EXERCISE DIRECTIONS: Locate each line in the records containing "this". Copy it.

Source code of charts:
* * *

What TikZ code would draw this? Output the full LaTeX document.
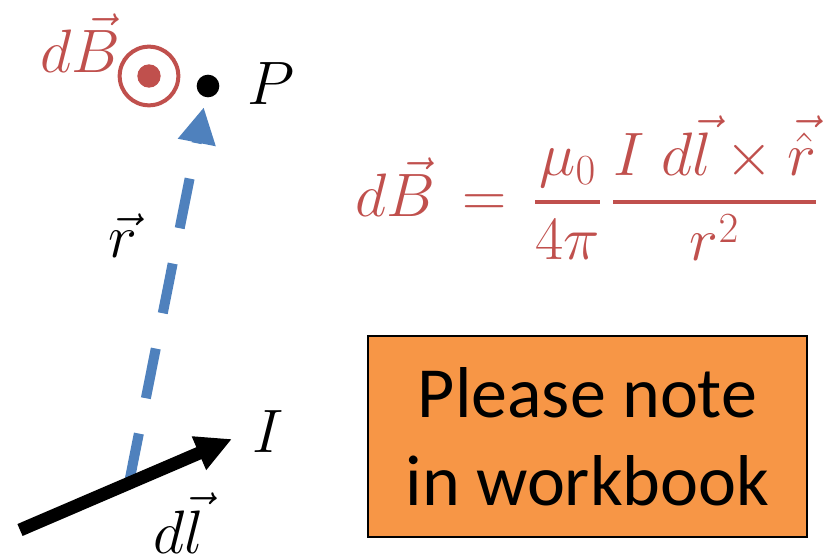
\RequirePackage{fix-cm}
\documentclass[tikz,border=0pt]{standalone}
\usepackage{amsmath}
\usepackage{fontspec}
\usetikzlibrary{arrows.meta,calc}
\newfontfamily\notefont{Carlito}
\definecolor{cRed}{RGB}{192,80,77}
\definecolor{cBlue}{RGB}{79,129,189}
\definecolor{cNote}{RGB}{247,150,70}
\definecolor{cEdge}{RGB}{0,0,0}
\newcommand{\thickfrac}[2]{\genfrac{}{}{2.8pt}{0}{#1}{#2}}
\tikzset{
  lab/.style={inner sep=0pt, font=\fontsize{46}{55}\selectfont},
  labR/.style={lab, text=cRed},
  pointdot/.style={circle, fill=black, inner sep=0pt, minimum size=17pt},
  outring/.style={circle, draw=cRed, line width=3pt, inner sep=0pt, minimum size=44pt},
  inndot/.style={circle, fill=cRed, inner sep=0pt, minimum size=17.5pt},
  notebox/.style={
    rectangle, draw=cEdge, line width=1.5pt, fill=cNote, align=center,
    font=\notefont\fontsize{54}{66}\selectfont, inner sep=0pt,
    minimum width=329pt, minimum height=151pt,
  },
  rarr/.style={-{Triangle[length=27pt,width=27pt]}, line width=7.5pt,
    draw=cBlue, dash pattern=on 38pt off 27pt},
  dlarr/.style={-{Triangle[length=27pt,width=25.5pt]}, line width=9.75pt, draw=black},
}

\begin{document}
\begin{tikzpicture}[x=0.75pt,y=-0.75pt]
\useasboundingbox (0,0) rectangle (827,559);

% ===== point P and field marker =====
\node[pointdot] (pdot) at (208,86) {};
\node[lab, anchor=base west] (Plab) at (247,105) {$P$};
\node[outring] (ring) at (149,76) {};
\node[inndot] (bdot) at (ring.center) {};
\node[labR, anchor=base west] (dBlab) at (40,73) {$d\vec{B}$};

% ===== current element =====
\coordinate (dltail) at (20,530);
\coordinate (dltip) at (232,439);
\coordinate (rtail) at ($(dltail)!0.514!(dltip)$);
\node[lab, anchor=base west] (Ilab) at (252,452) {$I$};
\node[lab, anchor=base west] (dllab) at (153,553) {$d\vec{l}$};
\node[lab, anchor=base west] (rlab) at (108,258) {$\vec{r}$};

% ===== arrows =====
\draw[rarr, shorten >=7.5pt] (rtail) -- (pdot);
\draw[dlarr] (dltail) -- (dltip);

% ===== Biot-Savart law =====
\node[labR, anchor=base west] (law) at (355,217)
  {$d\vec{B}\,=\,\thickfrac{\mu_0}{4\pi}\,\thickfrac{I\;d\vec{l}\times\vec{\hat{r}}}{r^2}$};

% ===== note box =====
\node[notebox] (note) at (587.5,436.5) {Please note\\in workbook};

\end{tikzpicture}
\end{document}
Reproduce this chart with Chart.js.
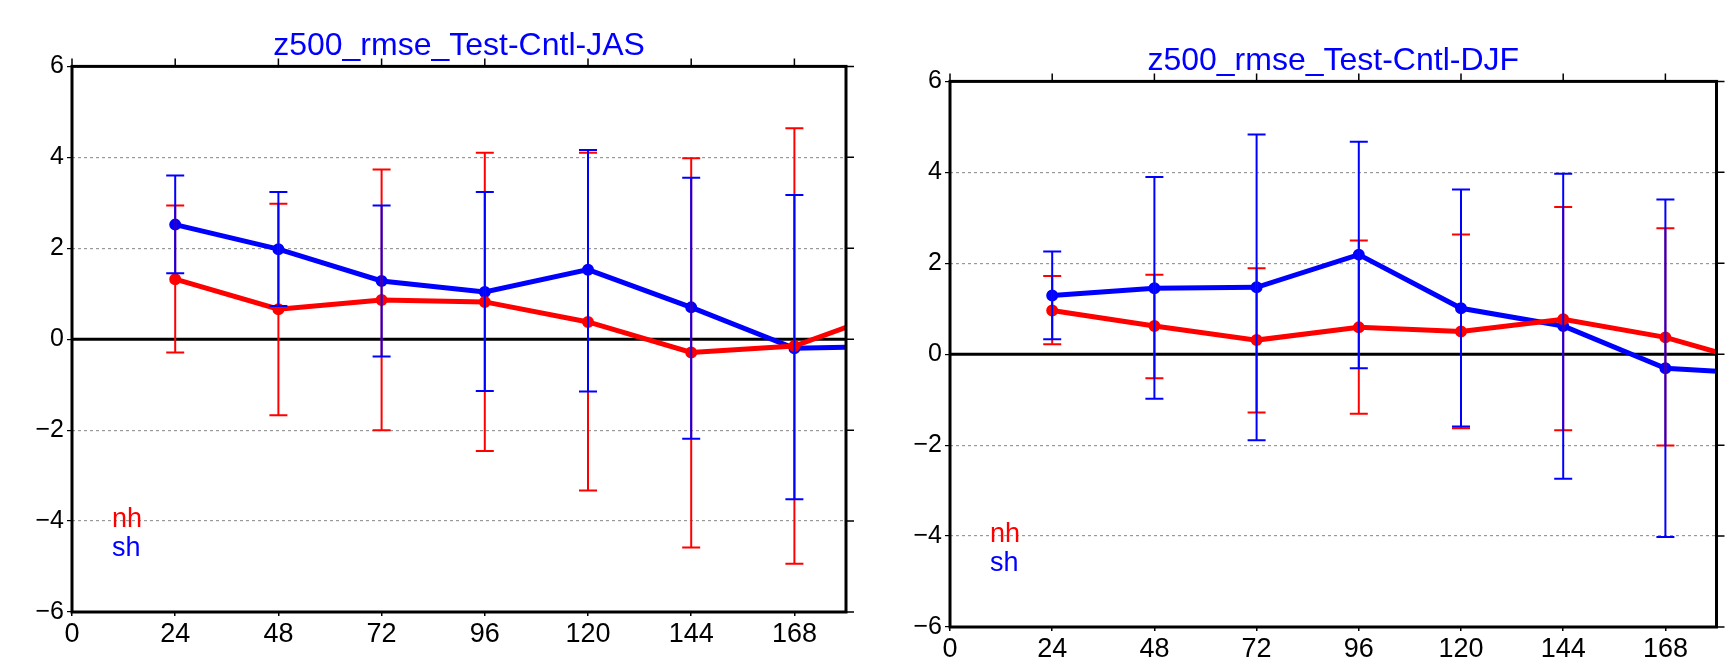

* * *

RESULT OF THE TASK:
What TikZ code would draw this? Output the full LaTeX document.
Reproduce this chart with Chart.js.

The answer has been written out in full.